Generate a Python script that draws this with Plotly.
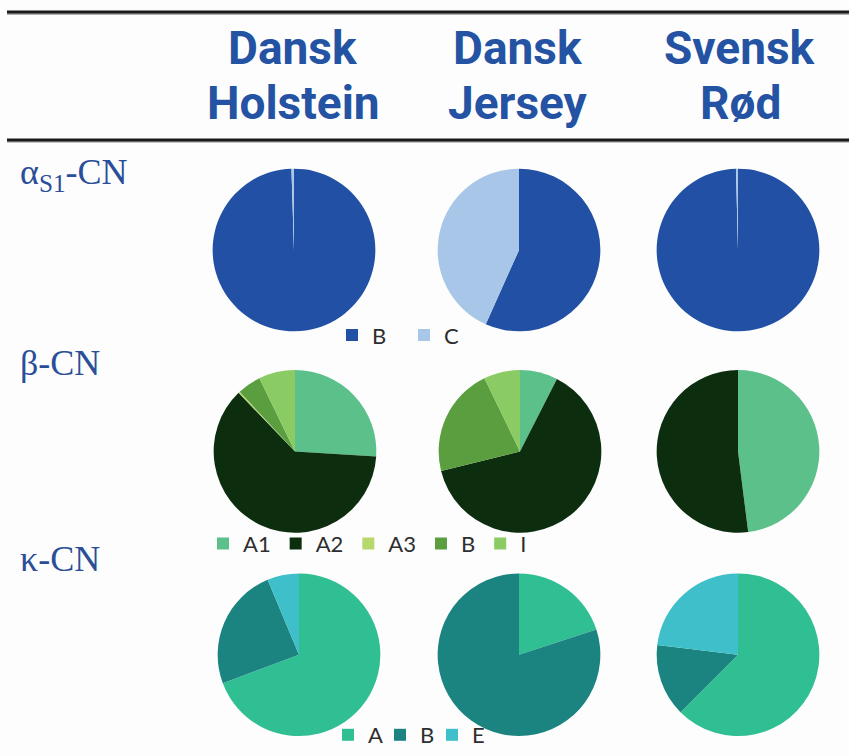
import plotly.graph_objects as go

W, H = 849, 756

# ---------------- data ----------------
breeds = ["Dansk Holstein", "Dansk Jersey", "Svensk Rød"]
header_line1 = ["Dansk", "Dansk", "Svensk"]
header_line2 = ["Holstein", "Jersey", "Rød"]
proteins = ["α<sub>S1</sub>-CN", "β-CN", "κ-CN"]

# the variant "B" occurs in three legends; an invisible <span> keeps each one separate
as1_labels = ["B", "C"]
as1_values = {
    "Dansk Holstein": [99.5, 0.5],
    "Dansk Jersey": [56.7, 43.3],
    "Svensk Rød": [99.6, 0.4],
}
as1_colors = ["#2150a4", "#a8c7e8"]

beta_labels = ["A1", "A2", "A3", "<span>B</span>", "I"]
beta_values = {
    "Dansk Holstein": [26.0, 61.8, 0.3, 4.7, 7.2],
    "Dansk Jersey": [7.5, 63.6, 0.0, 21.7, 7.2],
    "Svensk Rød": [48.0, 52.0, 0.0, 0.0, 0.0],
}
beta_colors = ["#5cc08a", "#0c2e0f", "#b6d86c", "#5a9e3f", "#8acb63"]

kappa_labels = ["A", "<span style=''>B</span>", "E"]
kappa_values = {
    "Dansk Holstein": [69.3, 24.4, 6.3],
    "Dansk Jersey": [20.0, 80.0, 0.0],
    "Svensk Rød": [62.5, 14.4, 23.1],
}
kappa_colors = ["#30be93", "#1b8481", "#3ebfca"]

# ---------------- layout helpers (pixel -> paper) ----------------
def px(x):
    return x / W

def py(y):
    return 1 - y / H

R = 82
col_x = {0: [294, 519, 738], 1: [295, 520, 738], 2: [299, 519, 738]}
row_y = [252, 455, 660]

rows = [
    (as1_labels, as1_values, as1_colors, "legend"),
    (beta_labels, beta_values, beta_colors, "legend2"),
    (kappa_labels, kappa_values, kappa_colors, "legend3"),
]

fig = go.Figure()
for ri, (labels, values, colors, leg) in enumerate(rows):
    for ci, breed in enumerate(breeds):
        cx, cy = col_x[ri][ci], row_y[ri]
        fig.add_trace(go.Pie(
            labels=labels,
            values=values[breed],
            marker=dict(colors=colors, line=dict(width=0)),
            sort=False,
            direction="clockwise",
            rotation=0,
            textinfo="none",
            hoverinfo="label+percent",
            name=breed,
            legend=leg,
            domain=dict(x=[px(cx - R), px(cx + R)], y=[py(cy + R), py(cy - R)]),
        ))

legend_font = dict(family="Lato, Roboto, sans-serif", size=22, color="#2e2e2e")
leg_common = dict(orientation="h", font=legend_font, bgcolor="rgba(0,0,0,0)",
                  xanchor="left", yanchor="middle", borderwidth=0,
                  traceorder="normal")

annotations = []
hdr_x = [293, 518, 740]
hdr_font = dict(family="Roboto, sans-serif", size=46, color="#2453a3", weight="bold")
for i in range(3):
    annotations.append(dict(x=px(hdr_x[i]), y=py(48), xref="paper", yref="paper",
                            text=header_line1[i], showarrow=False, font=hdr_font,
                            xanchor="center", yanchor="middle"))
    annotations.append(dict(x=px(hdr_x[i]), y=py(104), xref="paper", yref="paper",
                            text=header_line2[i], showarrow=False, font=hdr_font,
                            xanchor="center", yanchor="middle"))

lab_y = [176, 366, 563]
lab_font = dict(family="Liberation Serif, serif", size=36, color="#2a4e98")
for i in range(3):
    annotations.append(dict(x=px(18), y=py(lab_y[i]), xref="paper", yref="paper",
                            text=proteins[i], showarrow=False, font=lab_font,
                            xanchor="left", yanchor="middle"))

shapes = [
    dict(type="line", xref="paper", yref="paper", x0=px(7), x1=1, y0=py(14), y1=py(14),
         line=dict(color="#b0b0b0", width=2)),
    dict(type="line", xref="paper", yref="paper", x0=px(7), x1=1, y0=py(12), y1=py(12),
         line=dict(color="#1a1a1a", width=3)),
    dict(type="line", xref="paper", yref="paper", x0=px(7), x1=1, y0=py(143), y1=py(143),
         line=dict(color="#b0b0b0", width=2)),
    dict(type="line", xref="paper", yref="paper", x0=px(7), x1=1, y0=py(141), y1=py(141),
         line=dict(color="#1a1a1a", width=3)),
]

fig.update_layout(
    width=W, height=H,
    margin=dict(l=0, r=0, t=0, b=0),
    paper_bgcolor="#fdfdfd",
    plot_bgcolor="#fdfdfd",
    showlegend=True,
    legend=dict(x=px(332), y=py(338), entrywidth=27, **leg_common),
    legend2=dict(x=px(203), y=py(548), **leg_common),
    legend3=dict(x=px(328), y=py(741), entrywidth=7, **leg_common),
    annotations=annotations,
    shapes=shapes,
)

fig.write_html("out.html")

**EXERCISE OBJECTIVE:** Quote each line of the listing exactly, but leave the pictures out.

**OUTPUT OF THE TASK:**
Generate a Python script that draws this with Plotly.
import plotly.graph_objects as go

W, H = 849, 756

# ---------------- data ----------------
breeds = ["Dansk Holstein", "Dansk Jersey", "Svensk Rød"]
header_line1 = ["Dansk", "Dansk", "Svensk"]
header_line2 = ["Holstein", "Jersey", "Rød"]
proteins = ["α<sub>S1</sub>-CN", "β-CN", "κ-CN"]

# the variant "B" occurs in three legends; an invisible <span> keeps each one separate
as1_labels = ["B", "C"]
as1_values = {
    "Dansk Holstein": [99.5, 0.5],
    "Dansk Jersey": [56.7, 43.3],
    "Svensk Rød": [99.6, 0.4],
}
as1_colors = ["#2150a4", "#a8c7e8"]

beta_labels = ["A1", "A2", "A3", "<span>B</span>", "I"]
beta_values = {
    "Dansk Holstein": [26.0, 61.8, 0.3, 4.7, 7.2],
    "Dansk Jersey": [7.5, 63.6, 0.0, 21.7, 7.2],
    "Svensk Rød": [48.0, 52.0, 0.0, 0.0, 0.0],
}
beta_colors = ["#5cc08a", "#0c2e0f", "#b6d86c", "#5a9e3f", "#8acb63"]

kappa_labels = ["A", "<span style=''>B</span>", "E"]
kappa_values = {
    "Dansk Holstein": [69.3, 24.4, 6.3],
    "Dansk Jersey": [20.0, 80.0, 0.0],
    "Svensk Rød": [62.5, 14.4, 23.1],
}
kappa_colors = ["#30be93", "#1b8481", "#3ebfca"]

# ---------------- layout helpers (pixel -> paper) ----------------
def px(x):
    return x / W

def py(y):
    return 1 - y / H

R = 82
col_x = {0: [294, 519, 738], 1: [295, 520, 738], 2: [299, 519, 738]}
row_y = [252, 455, 660]

rows = [
    (as1_labels, as1_values, as1_colors, "legend"),
    (beta_labels, beta_values, beta_colors, "legend2"),
    (kappa_labels, kappa_values, kappa_colors, "legend3"),
]

fig = go.Figure()
for ri, (labels, values, colors, leg) in enumerate(rows):
    for ci, breed in enumerate(breeds):
        cx, cy = col_x[ri][ci], row_y[ri]
        fig.add_trace(go.Pie(
            labels=labels,
            values=values[breed],
            marker=dict(colors=colors, line=dict(width=0)),
            sort=False,
            direction="clockwise",
            rotation=0,
            textinfo="none",
            hoverinfo="label+percent",
            name=breed,
            legend=leg,
            domain=dict(x=[px(cx - R), px(cx + R)], y=[py(cy + R), py(cy - R)]),
        ))

legend_font = dict(family="Lato, Roboto, sans-serif", size=22, color="#2e2e2e")
leg_common = dict(orientation="h", font=legend_font, bgcolor="rgba(0,0,0,0)",
                  xanchor="left", yanchor="middle", borderwidth=0,
                  traceorder="normal")

annotations = []
hdr_x = [293, 518, 740]
hdr_font = dict(family="Roboto, sans-serif", size=46, color="#2453a3", weight="bold")
for i in range(3):
    annotations.append(dict(x=px(hdr_x[i]), y=py(48), xref="paper", yref="paper",
                            text=header_line1[i], showarrow=False, font=hdr_font,
                            xanchor="center", yanchor="middle"))
    annotations.append(dict(x=px(hdr_x[i]), y=py(104), xref="paper", yref="paper",
                            text=header_line2[i], showarrow=False, font=hdr_font,
                            xanchor="center", yanchor="middle"))

lab_y = [176, 366, 563]
lab_font = dict(family="Liberation Serif, serif", size=36, color="#2a4e98")
for i in range(3):
    annotations.append(dict(x=px(18), y=py(lab_y[i]), xref="paper", yref="paper",
                            text=proteins[i], showarrow=False, font=lab_font,
                            xanchor="left", yanchor="middle"))

shapes = [
    dict(type="line", xref="paper", yref="paper", x0=px(7), x1=1, y0=py(14), y1=py(14),
         line=dict(color="#b0b0b0", width=2)),
    dict(type="line", xref="paper", yref="paper", x0=px(7), x1=1, y0=py(12), y1=py(12),
         line=dict(color="#1a1a1a", width=3)),
    dict(type="line", xref="paper", yref="paper", x0=px(7), x1=1, y0=py(143), y1=py(143),
         line=dict(color="#b0b0b0", width=2)),
    dict(type="line", xref="paper", yref="paper", x0=px(7), x1=1, y0=py(141), y1=py(141),
         line=dict(color="#1a1a1a", width=3)),
]

fig.update_layout(
    width=W, height=H,
    margin=dict(l=0, r=0, t=0, b=0),
    paper_bgcolor="#fdfdfd",
    plot_bgcolor="#fdfdfd",
    showlegend=True,
    legend=dict(x=px(332), y=py(338), entrywidth=27, **leg_common),
    legend2=dict(x=px(203), y=py(548), **leg_common),
    legend3=dict(x=px(328), y=py(741), entrywidth=7, **leg_common),
    annotations=annotations,
    shapes=shapes,
)

fig.write_html("out.html")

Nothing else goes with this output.